For the first time in its 177-year history, the American Statistical Association (ASA) has voiced its opinion and made specific recommendations for a statistical practice. The subject of their ire? The (arguably) most common statistical output, the p-value. The p-value has long been the primary metric for demonstrating that study results are “statistically significant,” usually by achieving the semi-arbitrary value of p<0.05. However, the ASA notes, the importance of the p-value has been greatly overstated and the scientific community has become over-reliant on this one – flawed – measure.
In the associated article, published in The American Statistician, Ronald Wasserstein and Nicole Lazar explain how the dependence on the p-value threatens the reproducibility and replicability of research. Importantly, the p-value does not prove that scientific conclusions are true and does not signify the importance of a result. As Wasserstein says in the ASA press release, “The p-value was never intended to be a substitute for scientific reasoning.”
As documented in a 2015 PLOS Biology Perspective by Megan Head, Michael Jennions and colleagues, the p-value is subject to a common type of manipulation known as “p-hacking,” where researchers selectively report datasets or analyses that achieve a “significant” result. The authors of this Perspective used a text-mining protocol to reveal this to be a widespread issue across multiple scientific disciplines. The authors also provide helpful recommendations for researchers and journals.

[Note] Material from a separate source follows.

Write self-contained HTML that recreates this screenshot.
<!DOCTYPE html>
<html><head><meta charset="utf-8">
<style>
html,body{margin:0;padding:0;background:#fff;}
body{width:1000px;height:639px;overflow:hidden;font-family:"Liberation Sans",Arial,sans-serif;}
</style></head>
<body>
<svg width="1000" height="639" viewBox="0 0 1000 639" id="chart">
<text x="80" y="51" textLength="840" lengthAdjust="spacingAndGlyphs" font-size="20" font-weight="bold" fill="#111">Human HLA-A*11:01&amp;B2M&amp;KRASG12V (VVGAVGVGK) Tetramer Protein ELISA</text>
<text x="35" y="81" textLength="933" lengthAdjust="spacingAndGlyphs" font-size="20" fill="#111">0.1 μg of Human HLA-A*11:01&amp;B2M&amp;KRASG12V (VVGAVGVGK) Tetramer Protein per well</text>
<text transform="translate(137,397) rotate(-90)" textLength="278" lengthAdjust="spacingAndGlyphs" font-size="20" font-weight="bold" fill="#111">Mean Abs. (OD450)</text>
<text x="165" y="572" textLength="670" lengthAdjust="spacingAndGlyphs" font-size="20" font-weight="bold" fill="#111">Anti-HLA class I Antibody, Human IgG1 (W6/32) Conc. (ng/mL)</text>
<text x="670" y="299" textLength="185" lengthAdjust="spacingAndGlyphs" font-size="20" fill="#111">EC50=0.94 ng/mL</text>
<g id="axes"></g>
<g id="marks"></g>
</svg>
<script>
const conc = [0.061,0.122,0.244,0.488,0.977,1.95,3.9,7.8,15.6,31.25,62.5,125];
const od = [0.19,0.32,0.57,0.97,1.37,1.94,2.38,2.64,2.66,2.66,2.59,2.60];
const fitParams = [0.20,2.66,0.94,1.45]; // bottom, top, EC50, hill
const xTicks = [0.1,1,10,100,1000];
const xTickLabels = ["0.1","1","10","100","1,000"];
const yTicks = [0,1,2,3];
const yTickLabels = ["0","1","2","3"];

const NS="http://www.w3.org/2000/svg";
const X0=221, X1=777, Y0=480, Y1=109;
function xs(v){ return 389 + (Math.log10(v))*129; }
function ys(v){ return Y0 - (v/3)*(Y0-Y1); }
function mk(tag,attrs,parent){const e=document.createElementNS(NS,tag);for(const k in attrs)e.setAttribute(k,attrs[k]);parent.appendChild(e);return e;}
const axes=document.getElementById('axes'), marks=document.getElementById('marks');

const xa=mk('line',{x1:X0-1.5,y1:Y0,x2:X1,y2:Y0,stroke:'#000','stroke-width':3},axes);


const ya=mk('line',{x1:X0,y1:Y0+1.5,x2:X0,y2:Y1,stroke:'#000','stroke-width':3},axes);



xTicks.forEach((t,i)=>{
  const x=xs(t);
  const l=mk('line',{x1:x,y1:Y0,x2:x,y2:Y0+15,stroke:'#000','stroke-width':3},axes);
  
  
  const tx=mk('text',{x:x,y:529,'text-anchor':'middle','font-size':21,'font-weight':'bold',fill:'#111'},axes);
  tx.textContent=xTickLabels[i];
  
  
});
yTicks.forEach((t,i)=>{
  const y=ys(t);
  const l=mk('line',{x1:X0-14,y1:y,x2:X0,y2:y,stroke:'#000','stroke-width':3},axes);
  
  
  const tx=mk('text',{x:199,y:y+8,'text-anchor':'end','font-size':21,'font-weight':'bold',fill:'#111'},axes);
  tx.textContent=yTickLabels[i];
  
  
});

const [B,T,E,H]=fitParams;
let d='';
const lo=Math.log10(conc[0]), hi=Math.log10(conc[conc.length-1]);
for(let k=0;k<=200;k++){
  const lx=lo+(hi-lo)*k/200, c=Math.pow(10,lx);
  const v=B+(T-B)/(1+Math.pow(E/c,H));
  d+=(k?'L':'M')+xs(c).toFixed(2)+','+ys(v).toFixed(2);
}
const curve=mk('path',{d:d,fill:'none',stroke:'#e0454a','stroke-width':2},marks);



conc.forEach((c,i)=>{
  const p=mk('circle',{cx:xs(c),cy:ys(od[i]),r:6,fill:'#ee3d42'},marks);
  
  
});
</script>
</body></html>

The problem with the p-value cuts both ways. Over-interpretation of the p-value can lead to both false positives and false negatives. Dependence on a specific p-value can lead to bias as researchers may discontinue or shelve work that doesn’t meet this arbitrary standard.
The hope is that the ASA statement will increase awareness of the problems of inappropriate p-value use persisting in the scientific practice. Their guidelines can aid researchers in determining the best practices for the use of the p-value, and help identify when other statistical tests are more appropriate.